(MATERIAL):
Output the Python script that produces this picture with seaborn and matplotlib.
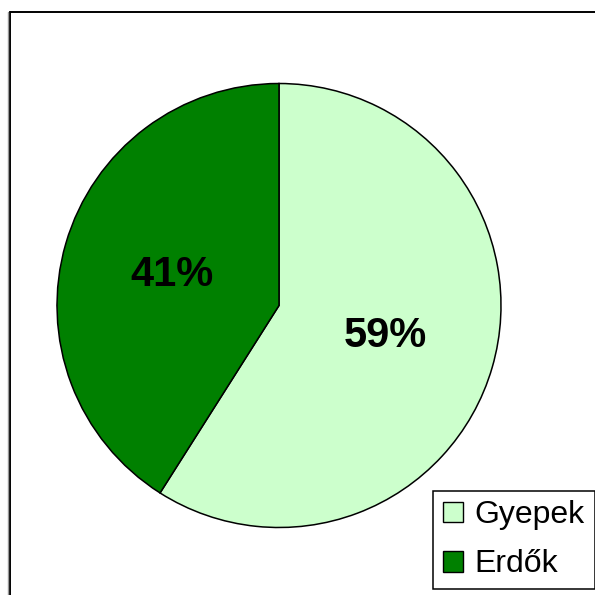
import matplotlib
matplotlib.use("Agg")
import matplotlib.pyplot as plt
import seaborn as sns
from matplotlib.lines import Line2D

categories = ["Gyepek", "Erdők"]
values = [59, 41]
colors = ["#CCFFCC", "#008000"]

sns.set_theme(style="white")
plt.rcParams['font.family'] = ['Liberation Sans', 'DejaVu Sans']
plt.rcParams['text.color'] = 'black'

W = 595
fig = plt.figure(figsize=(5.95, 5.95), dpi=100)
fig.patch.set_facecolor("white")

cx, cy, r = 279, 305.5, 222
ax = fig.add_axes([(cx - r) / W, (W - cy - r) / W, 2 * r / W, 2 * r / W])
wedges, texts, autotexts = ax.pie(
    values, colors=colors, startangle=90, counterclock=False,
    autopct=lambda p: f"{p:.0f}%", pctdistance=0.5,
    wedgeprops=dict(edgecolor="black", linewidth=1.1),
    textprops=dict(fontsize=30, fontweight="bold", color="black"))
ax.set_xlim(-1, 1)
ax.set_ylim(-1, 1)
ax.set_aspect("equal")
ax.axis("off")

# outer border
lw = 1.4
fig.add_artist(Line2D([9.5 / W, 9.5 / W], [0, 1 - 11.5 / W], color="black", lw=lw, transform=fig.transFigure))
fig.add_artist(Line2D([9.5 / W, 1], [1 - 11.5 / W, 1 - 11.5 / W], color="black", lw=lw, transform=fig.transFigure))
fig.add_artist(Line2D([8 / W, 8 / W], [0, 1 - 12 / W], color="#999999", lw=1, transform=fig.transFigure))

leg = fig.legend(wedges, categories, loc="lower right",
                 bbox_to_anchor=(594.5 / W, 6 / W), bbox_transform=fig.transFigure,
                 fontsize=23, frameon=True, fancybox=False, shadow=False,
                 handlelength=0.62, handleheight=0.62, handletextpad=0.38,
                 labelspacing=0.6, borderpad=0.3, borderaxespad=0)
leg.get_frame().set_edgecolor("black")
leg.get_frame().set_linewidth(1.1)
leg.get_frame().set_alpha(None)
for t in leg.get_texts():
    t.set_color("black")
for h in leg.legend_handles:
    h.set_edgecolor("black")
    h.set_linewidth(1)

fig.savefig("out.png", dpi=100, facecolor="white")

(WHAT TO PRODUCE): The listing above needs to be output again exactly. Don't include the pictures.

(CORRECT OUTPUT):
Output the Python script that produces this picture with seaborn and matplotlib.
import matplotlib
matplotlib.use("Agg")
import matplotlib.pyplot as plt
import seaborn as sns
from matplotlib.lines import Line2D

categories = ["Gyepek", "Erdők"]
values = [59, 41]
colors = ["#CCFFCC", "#008000"]

sns.set_theme(style="white")
plt.rcParams['font.family'] = ['Liberation Sans', 'DejaVu Sans']
plt.rcParams['text.color'] = 'black'

W = 595
fig = plt.figure(figsize=(5.95, 5.95), dpi=100)
fig.patch.set_facecolor("white")

cx, cy, r = 279, 305.5, 222
ax = fig.add_axes([(cx - r) / W, (W - cy - r) / W, 2 * r / W, 2 * r / W])
wedges, texts, autotexts = ax.pie(
    values, colors=colors, startangle=90, counterclock=False,
    autopct=lambda p: f"{p:.0f}%", pctdistance=0.5,
    wedgeprops=dict(edgecolor="black", linewidth=1.1),
    textprops=dict(fontsize=30, fontweight="bold", color="black"))
ax.set_xlim(-1, 1)
ax.set_ylim(-1, 1)
ax.set_aspect("equal")
ax.axis("off")

# outer border
lw = 1.4
fig.add_artist(Line2D([9.5 / W, 9.5 / W], [0, 1 - 11.5 / W], color="black", lw=lw, transform=fig.transFigure))
fig.add_artist(Line2D([9.5 / W, 1], [1 - 11.5 / W, 1 - 11.5 / W], color="black", lw=lw, transform=fig.transFigure))
fig.add_artist(Line2D([8 / W, 8 / W], [0, 1 - 12 / W], color="#999999", lw=1, transform=fig.transFigure))

leg = fig.legend(wedges, categories, loc="lower right",
                 bbox_to_anchor=(594.5 / W, 6 / W), bbox_transform=fig.transFigure,
                 fontsize=23, frameon=True, fancybox=False, shadow=False,
                 handlelength=0.62, handleheight=0.62, handletextpad=0.38,
                 labelspacing=0.6, borderpad=0.3, borderaxespad=0)
leg.get_frame().set_edgecolor("black")
leg.get_frame().set_linewidth(1.1)
leg.get_frame().set_alpha(None)
for t in leg.get_texts():
    t.set_color("black")
for h in leg.legend_handles:
    h.set_edgecolor("black")
    h.set_linewidth(1)

fig.savefig("out.png", dpi=100, facecolor="white")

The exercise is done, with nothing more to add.